The audio passthrough mode, titled 'Ambient sound', is designed to let you hear your surroundings through the music. This works by amplifying sounds around you, but annoyingly you can only activate or deactivate it through the phone, not the earbuds themselves. That somewhat defeats the point, as I discovered when queueing up to order a coffee, smugly thinking I was going to be able to talk to the barista without taking out my earphones and instead finding it took longer to go into the app and toggle ambient mode on than it did to just take them out.
Doppler did this better – Samsung, take note. Here, it's better as a safety feature for when out running, but certainly doesn't stand up to the Here One's passthrough. You also can't adjust the level of leakage on the IconX, so it's either on or it's off.
Annoyingly, there are still some Bluetooth problems that rear their head from time to time. Our review was delayed by some connectivity issues (including a pair that inexplicably just stopped working and had to be replaced), but Samsung has fixed most of these in subsequent updates.
The connection still isn't perfect; post-update I'm no longer getting full connection drop-outs (make sure you're up to date by checking the Gear app), but I'm getting the odd random bit of interference and the occasional stereo channel hiccup where sound is heavier on one side than the other. As I say, these problems have already improved with early updates, but some are still niggling away that Samsung will hopefully put an end to.

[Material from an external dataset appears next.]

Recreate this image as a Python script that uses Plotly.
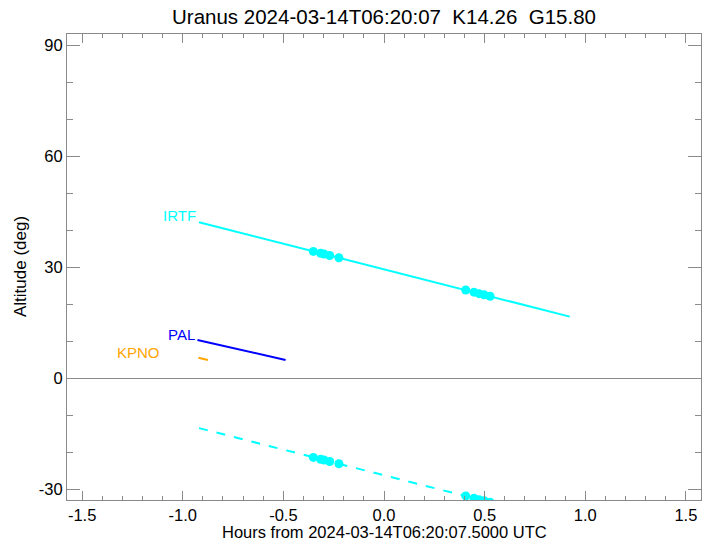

Samsung Gear IconX (2018): Battery life
Battery life is vastly improved on the new IconX, up from the hour-and-something of the first pair to five hours when streaming, and seven when playing music locally. That means Samsung has tripled the amount of charge from the first, and it's so much better for it. I've found myself rarely being caught short, and the case will charge the IconX up when you're not using them.
The case charges with USB-C, which might seem oddly inconsistent with its other devices (the Gear Sport and Fit2 Pro both charge via micro USB) but this is what lets the IconX charge up so fast. Just 10 minutes in the case will give you around an hour of life.